Q3: Will using Autopilot or FSD affect my insurance rates?
Insurance pricing depends on jurisdiction, insurer, and how much weight they give to crash‑avoidance technology. Some insurers offer discounts for vehicles with strong crash‑prevention ratings like those seen in the 2026 Model 3, particularly when AEB and pedestrian‑detection systems are standard. However, other insurers may factor in the cost of repairing advanced sensors and driver‑assist hardware, and some remain cautious about potential misuse or over‑reliance. Owners should check with local insurers and ask specifically how driver‑assistance features and safety ratings affect premiums.
Q4: What should I do if I feel the system is making a mistake?
If you sense that Autopilot or another driver‑assist feature is choosing an unsafe speed, positioning, or maneuver, your first priority is to take control smoothly but decisively—by steering, braking, or disabling the feature via controls. Once the situation is stable, note the conditions (road type, weather, traffic, approximate time) and consider submitting a detailed description via Tesla’s feedback channels or service app. This kind of real‑world feedback, combined with fleet telemetry, can inform future software updates that address the edge case you encountered.
Q5: How often should I review or change my driver‑assist settings?

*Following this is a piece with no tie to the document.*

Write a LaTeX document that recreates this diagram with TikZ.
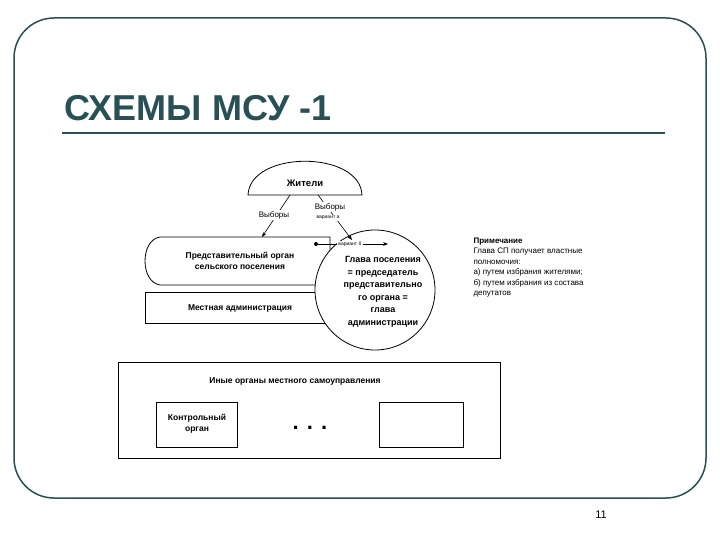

At a minimum, owners should review collision‑warning sensitivity, following distance, and lane‑keeping preferences whenever they receive a major software update or notice a change in vehicle behavior. Because Tesla continuously refines braking profiles, detection thresholds, and user‑interface cues, the safest practice is to treat each major update as an opportunity to re‑test your settings in low‑risk conditions. This ensures that your mental model of the system matches how it actually behaves on today’s software version.